Atelier 13, article 1


© John Berger :
(from Ways of Seeing, 1972.)

Publicity speaks in the future tense and yet the achievement of this future is endlessly deferred. How then does publicity remain credible --or credible enough to exert the influence it does? It remains credible because the truthfulness of publicity is judged, not by the real fulfillment of it promises, but by the relevance of its fantasies to those of the spectator-buyer. Its essential application is not to reality but to day-dreams.

Glamour is a modern invention. It the heyday of the oil painting it did not exist. Ideas of grace, elegance, authority amounted to something apparently similar but fundamentally different.

[The oil portrait] is not presented as enviable and therefore happy. ... [It] is not purely the creature of others’ envy.....

Glamour cannot exist without personal social envy being a common and widespread emotion. The industrial society which has moved towards democracy and then stopped half way is the ideal society for generating such an emotion. The pursuit of individual happiness has been acknowledged as a universal right. Yet the existing social conditions make the individual feel powerless. He lives in the contradiction between what he is and what he would like to be. Either he then becomes fully conscious of the contradiction and its causes, and so joins the political struggle for a fully democracy which entails, amongst other things the overthrow of capitalism; or else he lives, continually subject to an envy which, compounded with his sense of powerlessness, dissolves into recurrent day-dreams.

It is this which makes it possible to understand why publicity remains credible. The gap between what publicity actually offers and the future it promises, corresponds with the gap between what the spectator-buyer feels himself to be and what he would like to be. The two gaps become one; and instead of the single gap being bridged by action or lived experience, it is filled with glamorous day-dreams.

The process is often reinforced by working conditions.

The interminable present of meaningless working hours is balanced by a dreamt future in which imaginary activity replaces the passivity of the moment. In his or her day-dreams the passive worker becomes the active consumer. The working self envies the consuming self.

No two dreams are the same. Some are instantaneous, others prolonged. The dream is always personal to the dreamer. Publicity does not manufacture the dream. All that it does is to propose to each one of us that we are not yet enviable --yet could be.

Publicity has another important social function. The fact that this function has not been planned as a purpose by those who make and use publicity in no way lessens its significance. Publicity turns consumption into a substitute for democracy. The choice of what one eats (or wears or drives) takes the place of significant political choice. Publicity helps to mask and compensate for all that is undemocratic within society. And it also masks what is happening in the rest of the world.

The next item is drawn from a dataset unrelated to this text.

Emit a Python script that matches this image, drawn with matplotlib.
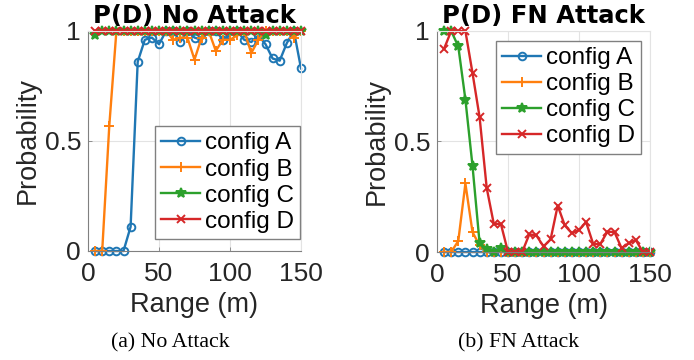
import matplotlib
matplotlib.use("Agg")
import matplotlib.pyplot as plt

# --------------------------------------------------------------------------- #
# Data
# --------------------------------------------------------------------------- #

ranges = list(range(5, 155, 5))  # 5 .. 150 m

labels = ["config A", "config B", "config C", "config D"]

no_attack_a = [0, 0, 0, 0, 0, 0.11, 0.86, 0.96, 0.97, 0.94,
               1.0, 1.0, 0.95, 1.0, 0.97, 0.96, 1.0, 1.0, 0.96, 0.98,
               1.0, 0.96, 0.95, 0.98, 0.94, 0.875, 0.865, 0.945, 1.0, 0.83]
no_attack_b = [0, 0, 0.57, 1.0, 1.0, 1.0, 1.0, 1.0, 1.0, 1.0,
               1.0, 0.96, 0.97, 0.97, 0.87, 0.97, 1.0, 0.91, 0.96, 0.96,
               0.98, 1.0, 0.90, 0.96, 1.0, 1.0, 1.0, 1.0, 0.97, 1.0]
no_attack_c = [0.98] + [1.0] * 23 + [0.98] + [1.0] * 5
no_attack_d = [1.0] * 30

fn_attack_a = [0.0] * 30
fn_attack_b = [0, 0, 0.05, 0.31, 0.09, 0.03, 0, 0, 0, 0,
               0, 0, 0, 0, 0, 0, 0, 0, 0, 0,
               0, 0, 0, 0, 0, 0, 0, 0, 0, 0]
fn_attack_c = [1.0, 1.0, 0.93, 0.69, 0.39, 0.04, 0.015, 0, 0.02, 0,
               0, 0, 0, 0, 0, 0, 0, 0, 0, 0,
               0, 0, 0, 0, 0, 0, 0, 0, 0, 0]
fn_attack_d = [0.92, 1.0, 1.0, 1.0, 0.81, 0.61, 0.29, 0.127, 0.127, 0,
               0, 0, 0.08, 0.075, 0.025, 0.057, 0.21, 0.12, 0.085, 0.10,
               0.135, 0.036, 0.036, 0.092, 0.09, 0.017, 0.04, 0.054, 0, 0]

xticks = [0, 50, 100, 150]
yticks = [0, 0.5, 1]
ytick_labels = ["0", "0.5", "1"]

# --------------------------------------------------------------------------- #
# Styling
# --------------------------------------------------------------------------- #

COLORS = ["#1f77b4", "#ff7f0e", "#2ca02c", "#d62728"]
MARKERS = ["o", "+", "*", "x"]
MSIZES = [5.5, 7.5, 7.0, 5.5]
TEXT_GREY = "#262626"

plt.rcParams["font.family"] = ["Liberation Sans", "DejaVu Sans"]


def style_axes(ax, title):
    ax.set_xlim(0, 150)
    ax.set_ylim(0, 1)
    ax.set_xticks(xticks)
    ax.set_yticks(yticks)
    ax.set_yticklabels(ytick_labels)
    ax.tick_params(direction="in", length=3, width=0.6, colors="#808080",
                   labelcolor=TEXT_GREY, labelsize=19)
    ax.tick_params(axis="x", pad=8)
    ax.tick_params(axis="y", pad=5)
    ax.grid(True, color="#e3e3e3", linewidth=0.8)
    ax.set_axisbelow(True)
    for side in ("left", "bottom"):
        ax.spines[side].set_color("#808080")
        ax.spines[side].set_linewidth(0.8)
    for side in ("top", "right"):
        ax.spines[side].set_color("#e3e3e3")
        ax.spines[side].set_linewidth(0.8)
    ax.set_xlabel("Range (m)", fontsize=19.5, color=TEXT_GREY, labelpad=4)
    ax.set_ylabel("Probability", fontsize=19.5, color=TEXT_GREY, labelpad=3)
    ax.set_title(title, fontsize=17.5, fontweight="bold", pad=6,
                 family=["DejaVu Sans"])


def plot_series(ax, series):
    for values, label, color, marker, ms in zip(series, labels, COLORS,
                                                MARKERS, MSIZES):
        face = "none" if marker == "o" else color
        ax.plot(ranges, values, color=color, marker=marker, markersize=ms,
                markerfacecolor=face, markeredgewidth=1.4, linewidth=1.7,
                label=label, clip_on=False)


def add_legend(ax, **kw):
    ax.legend(fontsize=17.5, handlelength=1.6, handletextpad=0.2,
              labelspacing=0.17, borderpad=0.25, borderaxespad=0.0,
              fancybox=False, framealpha=1, edgecolor="#808080", **kw)


fig = plt.figure(figsize=(6.94, 3.6), dpi=100)
fig.patch.set_facecolor("white")

ax1 = fig.add_axes([88 / 694, 109 / 360, 213 / 694, 220 / 360])
plot_series(ax1, [no_attack_a, no_attack_b, no_attack_c, no_attack_d])
style_axes(ax1, "P(D) No Attack")
add_legend(ax1, loc="lower right", bbox_to_anchor=(0.995, 0.055))

ax2 = fig.add_axes([437 / 694, 108 / 360, 213 / 694, 221 / 360])
plot_series(ax2, [fn_attack_a, fn_attack_b, fn_attack_c, fn_attack_d])
style_axes(ax2, "P(D) FN Attack")
add_legend(ax2, loc="upper right", bbox_to_anchor=(0.958, 0.955))

fig.text(170 / 694, 17 / 360, "(a) No Attack", ha="center", va="center",
         fontsize=15.7, family=["Liberation Serif"])
fig.text(519 / 694, 17 / 360, "(b) FN Attack", ha="center", va="center",
         fontsize=15.7, family=["Liberation Serif"])

fig.savefig("out.png", dpi=100, facecolor="white")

Publicity adds up to a kind of philosophical system. It explains everything in its own terms. It interprets the world.

The entire world becomes a setting for the fulfillment of publicity’s promise of the good life. The world smiles at us. It offers itself to us. And because everywhere is imagined as offering itself to us, everywhere is more or less the same.

Publicity can translate even revolution into its own terms. ....

Publicity is essentially eventless. It extends just as far as nothing else is happening. For publicity al real events are exceptional and happen only to strangers. ....

Publicity, situated in a future continually deferred, excludes the present and so eliminates all becoming, all development. Experience is impossible within it. All that happens, happens outside it.

The fact that publicity is eventless would be immediately obvious if it did not use a language which makes of tangibility an event in itself. Everything publicity shows is there awaiting acquisition. The act of acquiring has taken the place of all other actions, the sense of having has obliterated all other senses.

Publicity exerts an enormous influence and is a political phenomenon of great importance. But its offer is as narrow as its references are wide. It recognizes nothing except the power to acquire. All other human faculties or needs are made subsidiary to this power. All hopes are gathered together, made homogeneous, simplified, so that they become the intense yet vague, magical yet repeatable promise offered in every purchase. No other kind of hope or satisfaction or pleasure can any longer be envisaged within the culture of capitalism.

Publicity is the life of this culture --is so far as without publicity capitalism could not survive-- and at the same time publicity is its dream.

Capitalism survives by forcing the majority, whom it exploits, to define their own interests as narrowly as possible. This was once achieved by extensive deprivation. Today in the developed countries it is being achieved by imposing a false standard of what is and what is not desirable.